Die es so vielleicht ohnedies nicht gibt, weil der Wahl-Hamburger mit sprachlicher Präzision, Doppelreinem und smartem Flow ohnedies in einer eigenen Liga zu spielen scheint. Seine Wortspiele und Reimekunst bleiben jedenfalls State of the Art, auch unerreicht in hiesigen Gefilden, wenn sich auch beim zehnten Durchlauf noch schlaue Mehrdeutigkeiten und hinterlistige Pointen finden, die eigene Performance ohne Leerlauf sitzt: Von den geladenen Gästen kann zumindest niemand Dendemann das Wasser reichen.
Die also nichtsdestotrotz vorhandenen Mankos der Platte lassen sich insofern schnell abhandeln: Nein, mit den Eins Zwo-Alben kann Da nich für! in letzter Konsequenz nicht ganz mithalten, und ja, nicht nur die Zusammenarbeit mit den zuletzt ohnedies arg schwächelnden Beginnern für BGSTRNG ist gemessen an der Erwartungshaltung ebenso ein bisschen enttäuschend, wie Casper dem smarten Hit Alle Jubilare Wieder abseits der Ästhetik nichts Essentielles beisteuern kann.
Im Grunde gönnt sich Da nich für! allerdings nur mit der Trettmann-Geschmacklosigkeit Littbarski einen tatsächlichen Ausfall: Wüsste man es besser, könnte man meinen, Dendemann biedere sich mit galligem Vocoder und drögem Flair ein bisschen zu beliebig dem trendingen Zeitgeist-Klientel von Yung Hurn hinterherschwänzelnd an – bis der Spiegel aufgehängt wird: „Aber Rapper sind wir alle/ Oder hängst du in ’ner Cloud/ Ja, die Trap ist eine Falle„.

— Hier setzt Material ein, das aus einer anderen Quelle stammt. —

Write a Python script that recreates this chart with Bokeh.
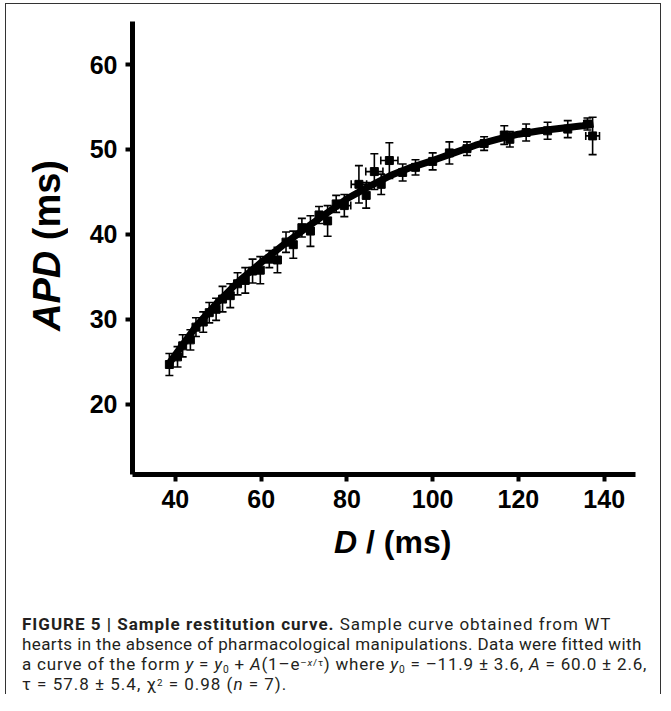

Bedeutend schlechter wird Da nich für! im Gesamten aber selbst durch derartige Schönheitsfehler übrigens keineswegs. Dendemann serviert stattdessen eine zum modernen Klassiker schielende Platte, auf die man nach neun Jahren vielleicht nicht mehr unbedingt gewartet hat – aber nur, weil man nicht wusste, wie dringend sie gebraucht wird.